Burkina Faso’s military has announced the removal of president Roch Marc Kaboré, the suspension of the constitution, and the dissolvement of the government and parliament
In a statement signed by coup leader Lt Col Paul-Henri Sandaogo Damiba, the military announced the national takeover by the previously unknown group Patriotic Movement for Safeguard and Restoration (MPSR). In the Statement, it was said the “MPSR, which includes all sections of the army, has decided to end president Kaboré’s post today.”
The military has said it was forced to take action due to the deteriorating security of the country which has been greatly impacted by Jihadist violence. In November of last year, a series of attacks by jihadist groups caused the deaths of 48 military police officers and four civilians which renewed protests across the country against Kaboré. Violence has affected the country since 2015, despite the presence of former colonial ruler France. In recent months, France had committed to gradually withdrawing from the country. On 31st January, a week after the coup, fellow Western African nation Mali has ejected their French ambassador.
The televised statement confirmed the coup following the sounds of heavy gunfire at military barracks and the house of Kaboré on 23rd January.

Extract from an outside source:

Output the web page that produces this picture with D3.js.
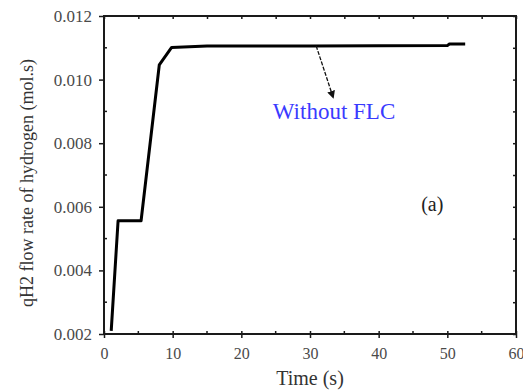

The ruling party of the president, the MPP party, has said the president has survived the assassination attempt.
Military coups have become increasingly common in West Africa, with similar takeovers occurring in Guinea, Mali, and Chad last year.
In a statement, the Economic Community of West African States (ECOWAS) asked the “military to return to the barracks, to maintain a republican position in favour of dialogue with the authorities to solve these problems.” ECOWAS suspended the country from the economic group but has yet to impose any sanctions.
The African Union has also suspended Burkina Faso, with diplomats from the United Nations and West Africa demanding the restoration of civilian rule.